[Plotting code records]
----

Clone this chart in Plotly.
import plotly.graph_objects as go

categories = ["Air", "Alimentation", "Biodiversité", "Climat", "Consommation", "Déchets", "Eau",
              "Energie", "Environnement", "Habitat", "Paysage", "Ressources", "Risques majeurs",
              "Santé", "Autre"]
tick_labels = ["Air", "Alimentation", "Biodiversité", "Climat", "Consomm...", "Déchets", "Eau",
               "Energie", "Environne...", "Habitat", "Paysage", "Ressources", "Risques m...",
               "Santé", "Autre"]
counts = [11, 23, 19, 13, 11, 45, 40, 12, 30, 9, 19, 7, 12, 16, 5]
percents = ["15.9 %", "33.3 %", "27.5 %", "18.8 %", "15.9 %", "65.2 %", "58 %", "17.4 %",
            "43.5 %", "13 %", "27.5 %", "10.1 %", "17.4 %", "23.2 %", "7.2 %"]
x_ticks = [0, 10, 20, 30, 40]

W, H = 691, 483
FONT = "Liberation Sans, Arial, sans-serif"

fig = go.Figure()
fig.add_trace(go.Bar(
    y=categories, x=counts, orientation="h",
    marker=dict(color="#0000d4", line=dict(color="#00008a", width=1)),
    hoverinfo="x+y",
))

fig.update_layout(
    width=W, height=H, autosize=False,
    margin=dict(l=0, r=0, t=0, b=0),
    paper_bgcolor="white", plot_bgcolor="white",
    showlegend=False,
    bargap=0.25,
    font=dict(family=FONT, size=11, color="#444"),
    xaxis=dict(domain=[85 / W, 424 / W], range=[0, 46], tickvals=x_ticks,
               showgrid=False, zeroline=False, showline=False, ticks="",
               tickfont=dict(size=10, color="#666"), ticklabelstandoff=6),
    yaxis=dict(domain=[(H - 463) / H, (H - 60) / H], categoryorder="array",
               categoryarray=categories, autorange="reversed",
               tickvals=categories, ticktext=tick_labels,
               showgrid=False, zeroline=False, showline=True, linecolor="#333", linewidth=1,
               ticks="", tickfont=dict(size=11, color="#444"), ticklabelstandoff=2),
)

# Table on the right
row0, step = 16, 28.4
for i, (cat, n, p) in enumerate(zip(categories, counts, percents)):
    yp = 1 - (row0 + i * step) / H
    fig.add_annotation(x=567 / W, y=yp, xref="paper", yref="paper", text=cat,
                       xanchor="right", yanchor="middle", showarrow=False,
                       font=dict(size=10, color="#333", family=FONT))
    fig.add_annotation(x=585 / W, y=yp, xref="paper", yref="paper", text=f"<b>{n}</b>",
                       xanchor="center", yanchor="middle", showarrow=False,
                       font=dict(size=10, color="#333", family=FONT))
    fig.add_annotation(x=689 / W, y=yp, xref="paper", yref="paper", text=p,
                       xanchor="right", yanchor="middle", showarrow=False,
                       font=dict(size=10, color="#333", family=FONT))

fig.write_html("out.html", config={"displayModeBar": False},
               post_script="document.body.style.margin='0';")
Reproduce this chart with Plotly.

----

Stated task:
Copy the material above verbatim.

Response to this exercise:
Clone this chart in Plotly.
import plotly.graph_objects as go

categories = ["Air", "Alimentation", "Biodiversité", "Climat", "Consommation", "Déchets", "Eau",
              "Energie", "Environnement", "Habitat", "Paysage", "Ressources", "Risques majeurs",
              "Santé", "Autre"]
tick_labels = ["Air", "Alimentation", "Biodiversité", "Climat", "Consomm...", "Déchets", "Eau",
               "Energie", "Environne...", "Habitat", "Paysage", "Ressources", "Risques m...",
               "Santé", "Autre"]
counts = [11, 23, 19, 13, 11, 45, 40, 12, 30, 9, 19, 7, 12, 16, 5]
percents = ["15.9 %", "33.3 %", "27.5 %", "18.8 %", "15.9 %", "65.2 %", "58 %", "17.4 %",
            "43.5 %", "13 %", "27.5 %", "10.1 %", "17.4 %", "23.2 %", "7.2 %"]
x_ticks = [0, 10, 20, 30, 40]

W, H = 691, 483
FONT = "Liberation Sans, Arial, sans-serif"

fig = go.Figure()
fig.add_trace(go.Bar(
    y=categories, x=counts, orientation="h",
    marker=dict(color="#0000d4", line=dict(color="#00008a", width=1)),
    hoverinfo="x+y",
))

fig.update_layout(
    width=W, height=H, autosize=False,
    margin=dict(l=0, r=0, t=0, b=0),
    paper_bgcolor="white", plot_bgcolor="white",
    showlegend=False,
    bargap=0.25,
    font=dict(family=FONT, size=11, color="#444"),
    xaxis=dict(domain=[85 / W, 424 / W], range=[0, 46], tickvals=x_ticks,
               showgrid=False, zeroline=False, showline=False, ticks="",
               tickfont=dict(size=10, color="#666"), ticklabelstandoff=6),
    yaxis=dict(domain=[(H - 463) / H, (H - 60) / H], categoryorder="array",
               categoryarray=categories, autorange="reversed",
               tickvals=categories, ticktext=tick_labels,
               showgrid=False, zeroline=False, showline=True, linecolor="#333", linewidth=1,
               ticks="", tickfont=dict(size=11, color="#444"), ticklabelstandoff=2),
)

# Table on the right
row0, step = 16, 28.4
for i, (cat, n, p) in enumerate(zip(categories, counts, percents)):
    yp = 1 - (row0 + i * step) / H
    fig.add_annotation(x=567 / W, y=yp, xref="paper", yref="paper", text=cat,
                       xanchor="right", yanchor="middle", showarrow=False,
                       font=dict(size=10, color="#333", family=FONT))
    fig.add_annotation(x=585 / W, y=yp, xref="paper", yref="paper", text=f"<b>{n}</b>",
                       xanchor="center", yanchor="middle", showarrow=False,
                       font=dict(size=10, color="#333", family=FONT))
    fig.add_annotation(x=689 / W, y=yp, xref="paper", yref="paper", text=p,
                       xanchor="right", yanchor="middle", showarrow=False,
                       font=dict(size=10, color="#333", family=FONT))

fig.write_html("out.html", config={"displayModeBar": False},
               post_script="document.body.style.margin='0';")
Reproduce this chart with Plotly.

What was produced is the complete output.